The US Food and Drug Administration (FDA) has granted authorisation to Gilead Sciences Inc. for emergency use of its experimental antiviral drug remdesivir to treat patients with Covid-19, President Donald Trump announced on Friday.
US medical officials have announced evidence from a trial that remdesivir helped patients with serious cases of Covid-19 recover faster.
Trump has been a vocal supporter of remdesivir as a possible way to bring the novel coronavirus pandemic under control. Nearly 65,000 Americans have died in the global crisis.
Initially developed by Gilead Sciences Inc. to combat Ebola, the treatment has proven to be effective against the various coronaviruses that have emerged since the early 2000s.
Gilead said on Wednesday the drug had helped improve outcomes for patients with Covid-19, the disease caused by the coronavirus, and provided data suggesting it worked better when given earlier in the course of infection.

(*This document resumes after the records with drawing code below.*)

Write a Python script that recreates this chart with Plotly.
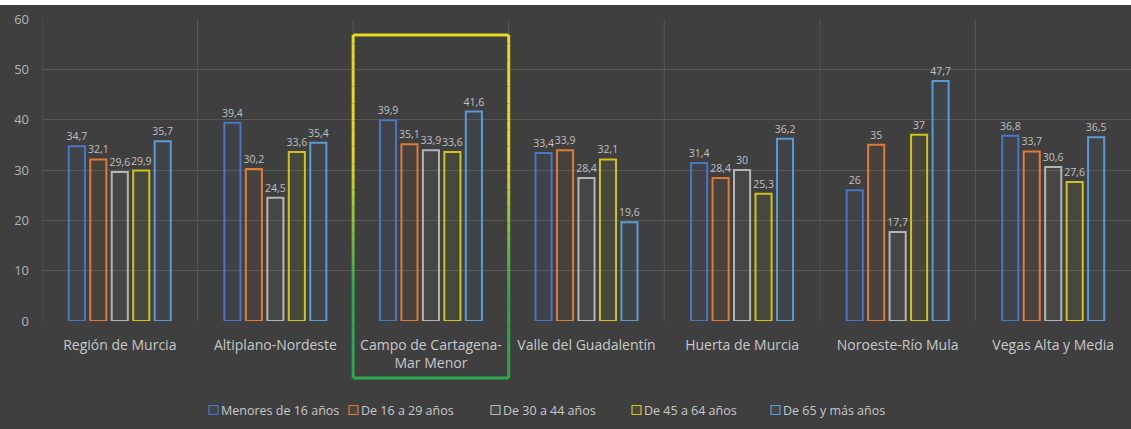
import plotly.graph_objects as go

# datos
comarcas = [
    "Región de Murcia",
    "Altiplano-Nordeste",
    "Campo de Cartagena-<br>Mar Menor",
    "Valle del Guadalentín",
    "Huerta de Murcia",
    "Noroeste-Río Mula",
    "Vegas Alta y Media",
]
grupos = [
    "Menores de 16 años",
    "De 16 a 29 años",
    "De 30 a 44 años",
    "De 45 a 64 años",
    "De 65 y más años",
]
menores_16 = [34.7, 39.4, 39.9, 33.4, 31.4, 26, 36.8]
de_16_29 = [32.1, 30.2, 35.1, 33.9, 28.4, 35, 33.7]
de_30_44 = [29.6, 24.5, 33.9, 28.4, 30, 17.7, 30.6]
de_45_64 = [29.9, 33.6, 33.6, 32.1, 25.3, 37, 27.6]
de_65_mas = [35.7, 35.4, 41.6, 19.6, 36.2, 47.7, 36.5]
y_ticks = [0, 10, 20, 30, 40, 50, 60]

series = [menores_16, de_16_29, de_30_44, de_45_64, de_65_mas]
colores = ["#4A76C6", "#E07B36", "#B4B4B4", "#CFC41E", "#5B9BD5"]

BG = "#3f3f3f"
GRID = "#575757"
TXT = "#c8c8c8"
FONT = "Open Sans, Noto Sans, sans-serif"

# área de trazado en píxeles (para convertir posiciones del marco y la leyenda)
W, H = 1131, 429
M_L, M_R, M_T, M_B = 42, 0, 19, 108
PW, PH = W - M_L - M_R, H - M_T - M_B


def px_x(p):
    return (p - M_L) / PW


def px_y(p):
    return (H - M_B - p) / PH


def _rgba(hex_color: str, alpha: float) -> str:
    h = hex_color.lstrip("#")
    return f"rgba({int(h[0:2], 16)}, {int(h[2:4], 16)}, {int(h[4:6], 16)}, {alpha})"


def _mix(c1, c2, t):
    a = [int(c1[i:i + 2], 16) for i in (1, 3, 5)]
    b = [int(c2[i:i + 2], 16) for i in (1, 3, 5)]
    return "rgb({}, {}, {})".format(*[round(a[k] + (b[k] - a[k]) * t) for k in range(3)])


fig = go.Figure()
for nombre, valores, color in zip(grupos, series, colores):
    fig.add_trace(
        go.Bar(
            x=comarcas,
            y=valores,
            name=nombre,
            marker={"color": _rgba(color, 0.06), "line": {"color": color, "width": 2}},
            texttemplate="%{y}",
            textposition="outside",
            constraintext="none",
            textfont={"size": 10.5, "color": "#c0c0c0", "family": FONT},
            cliponaxis=False,
            showlegend=False,
        )
    )

# leyenda dibujada a mano: cuadrado pequeño + texto pegado
leyenda_px = [209, 349, 491, 632, 771]
ley_y = px_y(410)
for nombre, color, p in zip(grupos, colores, leyenda_px):
    fig.add_shape(type="rect", xref="paper", yref="paper",
                  x0=px_x(p), x1=px_x(p + 9), y0=ley_y - 4.5 / PH, y1=ley_y + 4.5 / PH,
                  line={"color": color, "width": 1.2}, fillcolor=_rgba(color, 0.08))
    fig.add_annotation(x=px_x(p + 10), y=ley_y, xref="paper", yref="paper", text=nombre,
                       showarrow=False, xanchor="left", yanchor="middle",
                       font={"size": 12.5, "color": TXT, "family": FONT})

# marco degradado (amarillo -> verde) alrededor de Campo de Cartagena
top_y, bot_y = px_y(35), px_y(378)
amarillo, verde = "#E4DA22", "#2EA84E"
pasos = 40
for i in range(pasos):
    ya = top_y - (top_y - bot_y) * i / pasos
    yb = top_y - (top_y - bot_y) * (i + 1) / pasos
    t = (i + 0.5) / pasos
    k = min(max((t - 0.35) / 0.4, 0), 1)
    col = _mix(amarillo, verde, k)
    for xs in (1.5, 2.5):
        fig.add_shape(type="line", xref="x", yref="paper", x0=xs, x1=xs, y0=ya, y1=yb,
                      line={"color": col, "width": 3})
fig.add_shape(type="line", xref="x", yref="paper", x0=1.5, x1=2.5, y0=top_y, y1=top_y,
              line={"color": amarillo, "width": 3})
fig.add_shape(type="line", xref="x", yref="paper", x0=1.5, x1=2.5, y0=bot_y, y1=bot_y,
              line={"color": verde, "width": 3})

# franja blanca superior
fig.add_shape(type="rect", xref="paper", yref="paper", x0=-0.05, x1=1.05, y0=px_y(5), y1=px_y(-5),
              fillcolor="white", line={"width": 0}, layer="above")

fig.update_layout(
    width=W,
    height=H,
    paper_bgcolor=BG,
    plot_bgcolor=BG,
    margin={"l": M_L, "r": M_R, "t": M_T, "b": M_B},
    barmode="group",
    bargap=0.31,
    bargroupgap=0.25,
    separators=",.",
    font={"family": FONT, "color": TXT, "size": 12},
    showlegend=False,
    xaxis={
        "showgrid": False,
        "showline": False,
        "ticks": "",
        "ticklabelstandoff": 14,
        "tickfont": {"size": 14, "color": TXT},
        "range": [-0.5, 6.5],
    },
    yaxis={
        "range": [0, 60],
        "tickvals": y_ticks,
        "gridcolor": GRID,
        "gridwidth": 1,
        "zeroline": False,
        "showline": False,
        "ticklabelstandoff": 12,
        "tickfont": {"size": 13, "color": "#b4b4b4"},
    },
)

# líneas verticales entre comarcas
for b in range(len(comarcas)):
    fig.add_shape(type="line", xref="x", yref="paper", x0=b - 0.5, x1=b - 0.5, y0=0, y1=1,
                  line={"color": GRID, "width": 1}, layer="below")

fig.write_html("out.html", config={"displayModeBar": False},
               post_script="document.body.style.margin='0';")
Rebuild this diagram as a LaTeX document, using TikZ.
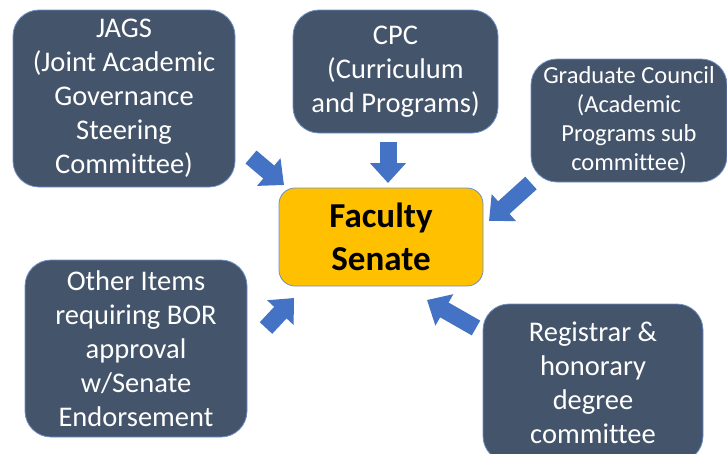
\documentclass[tikz,border=0pt]{standalone}
\usepackage{fontspec}
\setmainfont[Ligatures=NoCommon]{Carlito}
\usetikzlibrary{arrows.meta}
\definecolor{boxfill}{HTML}{44546A}
\definecolor{boxline}{HTML}{6F8FC9}
\definecolor{senatefill}{HTML}{FFC000}
\definecolor{arrowblue}{HTML}{4472C4}
\begin{document}
\begin{tikzpicture}[x=1pt,y=-1pt]
      \useasboundingbox (0,0) rectangle (727,453);
      % arrow ends
      \coordinate (jagsTail) at (251,157);
      \coordinate (jagsTip) at (284,185);
      \coordinate (cpcTail) at (388,142);
      \coordinate (cpcTip) at (388,183);
      \coordinate (gradTail) at (531,183);
      \coordinate (gradTip) at (489,221);
      \coordinate (otherTail) at (266,328);
      \coordinate (otherTip) at (294,298);
      \coordinate (regTail) at (476,328);
      \coordinate (regTip) at (427,300);
      \begin{scope}[every edge/.style={draw=arrowblue,line width=17pt,-{Triangle[length=20pt,width=35pt]}}]
        \path (jagsTail) edge (jagsTip);
        \path (cpcTail) edge (cpcTip);
        \path (gradTail) edge (gradTip);
        \path (otherTail) edge (otherTip);
        \path (regTail) edge (regTip);
      \end{scope}
      \begin{scope}[every node/.style={rectangle,rounded corners=26pt,draw=boxline,line width=0.8pt,fill=boxfill,text=white,align=center,inner sep=0pt,font=\fontsize{28.5}{34}\selectfont}]
        \node[minimum width=222pt,minimum height=177pt] (jags) at (124,98.5) {JAGS\\(Joint Academic\\Governance\\Steering\\Committee)};
        \node[minimum width=205pt,minimum height=123pt] (cpc) at (395.5,71.5) {CPC\\(Curriculum\\and Programs)};
        \node[minimum width=196pt,minimum height=123pt,font=\fontsize{24.5}{29}\selectfont] (grad) at (629,120.5) {Graduate Council\\(Academic\\Programs sub\\committee)};
        \node[minimum width=222pt,minimum height=177pt] (other) at (136,348.5) {Other Items\\requiring BOR\\approval\\w/Senate\\Endorsement};
        \node[minimum width=220pt,minimum height=158pt] (reg) at (593,383) {Registrar \&\\honorary\\degree\\committee};
        \node[minimum width=204pt,minimum height=98pt,rounded corners=16pt,fill=senatefill,text=black,font=\fontsize{35}{43}\selectfont\bfseries] (senate) at (381,237) {Faculty\\Senate};
      \end{scope}
    \end{tikzpicture}
\end{document}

The closely watched drug has moved financial markets in recent weeks, following the release of several studies that painted a mixed picture of its effectiveness.
Vice President Mike Pence said 1.5 million vials would start being distributed to hospitals on Monday.
Dr Anthony Fauci, director of the US National Institute of Allergy and Infectious Diseases and a prominent member of the White House’s coronavirus task force, oversaw the US study on 1,063 patients in the US, Europe and Asia to test the effectiveness of the antiviral drug.
The data, Fauci told reporters earlier this week, “shows that remdesivir has a clear-cut, significant, positive effect in diminishing the time to recovery” of Covid-19 patients.
But a team of Chinese researchers published much less encouraging conclusions in the British medical journal The Lancet.
Their experiment, conducted on 237 severely ill patients in 10 hospitals in Hubei province (the region where the epidemic originated), appeared to indicate that remdesivir makes little difference. “Unfortunately, our study shows that this treatment does not provide any specific benefit compared to a placebo,” wrote Bin Cao, the main author of the article.